Bisnis.com, SURABAYA - Kalangan pengusaha pengolahan kacang mete yang tergabung dalam Perkumpulan Mete Indonesia (Permetin) meminta pemerintah membuat kebijakan atau regulasi untuk melindungi komoditas mete mengingat pasokan mete dalam negeri sangat kurang.
Ketua Umum Permetin, Loddy Gunadi mengatakan komoditas kacang mete selama ini kurang diperhatikan, padahal mete merupakan produk yang cukup seksi bagi industri dalam negeri.
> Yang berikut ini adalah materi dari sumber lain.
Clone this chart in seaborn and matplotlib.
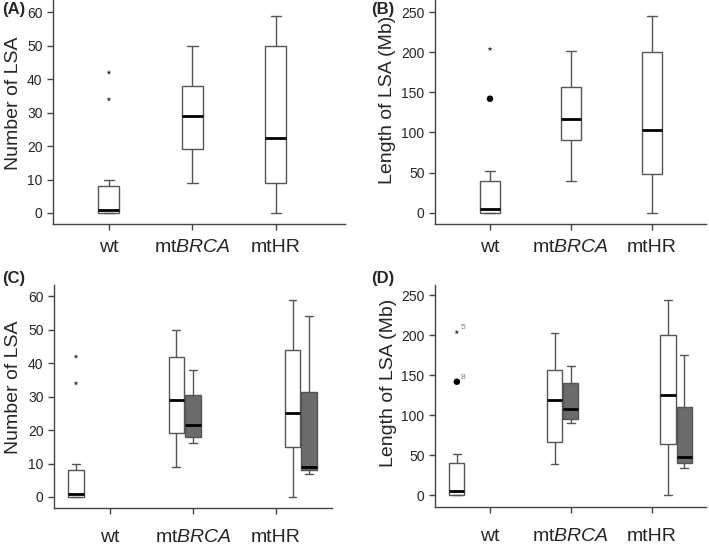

Kebutuhan raw material atau mete mentah untuk diolah industri yakni sekitar 120.000 ton/tahun saat ini, tetapi panen mete hanya mampu memproduksi sekitar 100.000 ton/tahun, yang 50% di antaranya dijual langsung ke luar negeri terutama ke India dan Vietnam. Padahal India kini sudah mampu memproduksi mete mentah hingga 700.000 ton/tahun.
"Jadi selama ini tidak ada pembatasan ekspor produk mentah, padahal jika diolah sendiri di sini akan menghasilkan nilai tambah, bahkan industri mikro kecil, menengah bisa mengolahnya sendiri di rumah," jelasnya seusai Musyawarah Nasional 1, Selasa (7/2/2017).
Dia mengatakan selama ini negara asing memiliki strategi merebut raw material dari petani langsung dengan kondisi komoditas masih basah. Sedangkan sisa mete mentah dari petani yang kualitasnya jelek baru dijual di dalam negeri.
"Harga raw material yang dibeli oleh negara lain maupun industri di sini tidak berbeda sekitar Rp23.000/kg untuk mete kering dan Rp18.000/kg basah, tapi mereka berani membeli yang basah dan cepat segera dibeli," ujarnya.
Padahal jika sudah diolah, lanjutnya, harga mete bisa menjadi rata-rata antara Rp80.000/kg hingga Rp140.000/kg.
Guna memenuhi kebutuhan industri pengolahan mete, pengusaha mete memilih impor dari Afrika dengan harga sekitar Rp18.000/kg.
Dia menambahkan, Indonesia sebetulnya memiliki potensi besar untuk dikembangkan kebun jambu mete. Kebanyakan jambu mete tumbuh di kawasan NTT yang memiliki curah hujan seimbang, dan disusul oleh wilayah Jawa seperti Wonogiri, Jepara, dan ada di Sulawesi.
"Kualitas mete di Indonesia ini sangat bagus makanya diincar negara lain, rasanya lebih milky, crunchy dan sweet. Harusnya komoditas ini dilindungi, karena juga bisa digarap oleh petaninya, oleh industri rumah tangga, dan industri besar," imbuh pengusaha di Bumifood Agro Industri itu.
Penasihat Permetin, Jimmy Wisan menambahkan dulu terdapat belasan industri pengolahan mete, tetapi sejak pasokan mete mentah berkurang kini hanya ada sekitar 3 pabrik pengolahan.
"Di satu perusahaan pengolahan mete bisa menghidupi 28.000 tenaga kerja, tapi kalau raw material tidak ada artinya tenaga kerja akan mati. Ini yan harus dipertahankan pemerintah," ujar Presiden Direktur PT Comextra Majora itu.
Penasihat Permetin, Mudji Waluyo menambahkan kebijakan dari pemerintah perlu dibuat mengingat kebutuhan dan perkembangan industri mete semakin tumbuh, setidaknya ada pembatasan ekspor melalui pengenaan bea keluar (BK) mete mentah seperti yang dilakukan negara lain untuk melindungi industrinya.
"Kami juga akan minta bimbingan dan perlindungan pemerintah, agar industri mete tidak kukut begitu saja," imbuhnya.